* Data provided *
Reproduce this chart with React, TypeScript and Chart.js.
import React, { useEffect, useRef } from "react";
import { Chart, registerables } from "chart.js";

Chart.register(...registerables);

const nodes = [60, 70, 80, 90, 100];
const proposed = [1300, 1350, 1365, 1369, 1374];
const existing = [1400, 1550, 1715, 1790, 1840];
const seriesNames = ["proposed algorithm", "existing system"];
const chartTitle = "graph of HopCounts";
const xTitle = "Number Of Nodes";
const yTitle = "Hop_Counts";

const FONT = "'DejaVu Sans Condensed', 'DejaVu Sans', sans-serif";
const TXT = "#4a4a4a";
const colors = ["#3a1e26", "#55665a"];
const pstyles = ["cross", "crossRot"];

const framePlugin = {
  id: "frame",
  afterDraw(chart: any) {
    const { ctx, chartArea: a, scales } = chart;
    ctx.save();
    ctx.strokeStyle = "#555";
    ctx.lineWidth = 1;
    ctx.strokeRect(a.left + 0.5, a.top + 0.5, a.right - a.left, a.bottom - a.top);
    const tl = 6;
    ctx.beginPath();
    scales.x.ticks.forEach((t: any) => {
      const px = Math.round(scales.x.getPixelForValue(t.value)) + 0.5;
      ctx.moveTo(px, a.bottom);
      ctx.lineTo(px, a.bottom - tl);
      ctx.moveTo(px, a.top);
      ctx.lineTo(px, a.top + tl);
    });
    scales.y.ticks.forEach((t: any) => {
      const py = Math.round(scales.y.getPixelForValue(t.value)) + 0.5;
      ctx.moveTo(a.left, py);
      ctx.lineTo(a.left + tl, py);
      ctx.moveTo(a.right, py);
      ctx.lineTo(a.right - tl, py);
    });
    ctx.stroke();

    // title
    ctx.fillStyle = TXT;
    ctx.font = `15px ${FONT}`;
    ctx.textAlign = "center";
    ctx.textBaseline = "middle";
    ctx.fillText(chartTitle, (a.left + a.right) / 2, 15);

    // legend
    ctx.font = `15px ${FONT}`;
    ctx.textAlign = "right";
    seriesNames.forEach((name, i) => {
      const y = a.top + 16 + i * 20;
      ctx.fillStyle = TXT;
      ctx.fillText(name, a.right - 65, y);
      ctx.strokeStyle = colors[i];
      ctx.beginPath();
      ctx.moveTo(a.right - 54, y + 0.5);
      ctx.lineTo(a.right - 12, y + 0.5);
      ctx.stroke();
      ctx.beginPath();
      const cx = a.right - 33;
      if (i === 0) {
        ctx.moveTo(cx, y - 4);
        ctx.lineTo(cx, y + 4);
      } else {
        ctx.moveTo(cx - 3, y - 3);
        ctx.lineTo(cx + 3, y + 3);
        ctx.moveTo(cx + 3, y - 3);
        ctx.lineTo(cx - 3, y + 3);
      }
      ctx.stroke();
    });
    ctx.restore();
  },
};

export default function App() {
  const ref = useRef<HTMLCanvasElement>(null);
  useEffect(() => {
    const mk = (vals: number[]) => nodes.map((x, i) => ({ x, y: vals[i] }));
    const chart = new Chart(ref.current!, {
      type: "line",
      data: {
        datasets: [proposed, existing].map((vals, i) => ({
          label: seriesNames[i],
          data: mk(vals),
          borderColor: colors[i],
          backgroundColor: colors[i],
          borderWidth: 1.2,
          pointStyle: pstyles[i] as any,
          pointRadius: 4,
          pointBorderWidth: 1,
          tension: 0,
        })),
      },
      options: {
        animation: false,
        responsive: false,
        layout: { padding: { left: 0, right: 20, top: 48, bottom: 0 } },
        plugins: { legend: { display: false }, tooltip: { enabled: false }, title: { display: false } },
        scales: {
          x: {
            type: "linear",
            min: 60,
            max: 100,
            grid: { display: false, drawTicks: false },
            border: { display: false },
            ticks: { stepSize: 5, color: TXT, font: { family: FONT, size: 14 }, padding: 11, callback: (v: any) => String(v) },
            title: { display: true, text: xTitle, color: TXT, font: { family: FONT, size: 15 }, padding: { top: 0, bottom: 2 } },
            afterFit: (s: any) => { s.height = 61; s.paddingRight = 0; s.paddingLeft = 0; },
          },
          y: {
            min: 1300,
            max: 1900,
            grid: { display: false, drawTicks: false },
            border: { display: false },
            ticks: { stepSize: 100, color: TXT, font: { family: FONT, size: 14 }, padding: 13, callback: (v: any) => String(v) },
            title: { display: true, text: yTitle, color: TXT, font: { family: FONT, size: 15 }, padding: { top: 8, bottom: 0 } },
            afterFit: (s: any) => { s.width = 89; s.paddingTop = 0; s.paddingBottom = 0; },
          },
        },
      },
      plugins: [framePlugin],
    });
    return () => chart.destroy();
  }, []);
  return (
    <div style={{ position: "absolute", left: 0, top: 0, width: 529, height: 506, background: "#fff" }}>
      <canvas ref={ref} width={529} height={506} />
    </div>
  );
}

* Task instructions *
Extract the complete listing verbatim.

* Solution to the problem *
Reproduce this chart with React, TypeScript and Chart.js.
import React, { useEffect, useRef } from "react";
import { Chart, registerables } from "chart.js";

Chart.register(...registerables);

const nodes = [60, 70, 80, 90, 100];
const proposed = [1300, 1350, 1365, 1369, 1374];
const existing = [1400, 1550, 1715, 1790, 1840];
const seriesNames = ["proposed algorithm", "existing system"];
const chartTitle = "graph of HopCounts";
const xTitle = "Number Of Nodes";
const yTitle = "Hop_Counts";

const FONT = "'DejaVu Sans Condensed', 'DejaVu Sans', sans-serif";
const TXT = "#4a4a4a";
const colors = ["#3a1e26", "#55665a"];
const pstyles = ["cross", "crossRot"];

const framePlugin = {
  id: "frame",
  afterDraw(chart: any) {
    const { ctx, chartArea: a, scales } = chart;
    ctx.save();
    ctx.strokeStyle = "#555";
    ctx.lineWidth = 1;
    ctx.strokeRect(a.left + 0.5, a.top + 0.5, a.right - a.left, a.bottom - a.top);
    const tl = 6;
    ctx.beginPath();
    scales.x.ticks.forEach((t: any) => {
      const px = Math.round(scales.x.getPixelForValue(t.value)) + 0.5;
      ctx.moveTo(px, a.bottom);
      ctx.lineTo(px, a.bottom - tl);
      ctx.moveTo(px, a.top);
      ctx.lineTo(px, a.top + tl);
    });
    scales.y.ticks.forEach((t: any) => {
      const py = Math.round(scales.y.getPixelForValue(t.value)) + 0.5;
      ctx.moveTo(a.left, py);
      ctx.lineTo(a.left + tl, py);
      ctx.moveTo(a.right, py);
      ctx.lineTo(a.right - tl, py);
    });
    ctx.stroke();

    // title
    ctx.fillStyle = TXT;
    ctx.font = `15px ${FONT}`;
    ctx.textAlign = "center";
    ctx.textBaseline = "middle";
    ctx.fillText(chartTitle, (a.left + a.right) / 2, 15);

    // legend
    ctx.font = `15px ${FONT}`;
    ctx.textAlign = "right";
    seriesNames.forEach((name, i) => {
      const y = a.top + 16 + i * 20;
      ctx.fillStyle = TXT;
      ctx.fillText(name, a.right - 65, y);
      ctx.strokeStyle = colors[i];
      ctx.beginPath();
      ctx.moveTo(a.right - 54, y + 0.5);
      ctx.lineTo(a.right - 12, y + 0.5);
      ctx.stroke();
      ctx.beginPath();
      const cx = a.right - 33;
      if (i === 0) {
        ctx.moveTo(cx, y - 4);
        ctx.lineTo(cx, y + 4);
      } else {
        ctx.moveTo(cx - 3, y - 3);
        ctx.lineTo(cx + 3, y + 3);
        ctx.moveTo(cx + 3, y - 3);
        ctx.lineTo(cx - 3, y + 3);
      }
      ctx.stroke();
    });
    ctx.restore();
  },
};

export default function App() {
  const ref = useRef<HTMLCanvasElement>(null);
  useEffect(() => {
    const mk = (vals: number[]) => nodes.map((x, i) => ({ x, y: vals[i] }));
    const chart = new Chart(ref.current!, {
      type: "line",
      data: {
        datasets: [proposed, existing].map((vals, i) => ({
          label: seriesNames[i],
          data: mk(vals),
          borderColor: colors[i],
          backgroundColor: colors[i],
          borderWidth: 1.2,
          pointStyle: pstyles[i] as any,
          pointRadius: 4,
          pointBorderWidth: 1,
          tension: 0,
        })),
      },
      options: {
        animation: false,
        responsive: false,
        layout: { padding: { left: 0, right: 20, top: 48, bottom: 0 } },
        plugins: { legend: { display: false }, tooltip: { enabled: false }, title: { display: false } },
        scales: {
          x: {
            type: "linear",
            min: 60,
            max: 100,
            grid: { display: false, drawTicks: false },
            border: { display: false },
            ticks: { stepSize: 5, color: TXT, font: { family: FONT, size: 14 }, padding: 11, callback: (v: any) => String(v) },
            title: { display: true, text: xTitle, color: TXT, font: { family: FONT, size: 15 }, padding: { top: 0, bottom: 2 } },
            afterFit: (s: any) => { s.height = 61; s.paddingRight = 0; s.paddingLeft = 0; },
          },
          y: {
            min: 1300,
            max: 1900,
            grid: { display: false, drawTicks: false },
            border: { display: false },
            ticks: { stepSize: 100, color: TXT, font: { family: FONT, size: 14 }, padding: 13, callback: (v: any) => String(v) },
            title: { display: true, text: yTitle, color: TXT, font: { family: FONT, size: 15 }, padding: { top: 8, bottom: 0 } },
            afterFit: (s: any) => { s.width = 89; s.paddingTop = 0; s.paddingBottom = 0; },
          },
        },
      },
      plugins: [framePlugin],
    });
    return () => chart.destroy();
  }, []);
  return (
    <div style={{ position: "absolute", left: 0, top: 0, width: 529, height: 506, background: "#fff" }}>
      <canvas ref={ref} width={529} height={506} />
    </div>
  );
}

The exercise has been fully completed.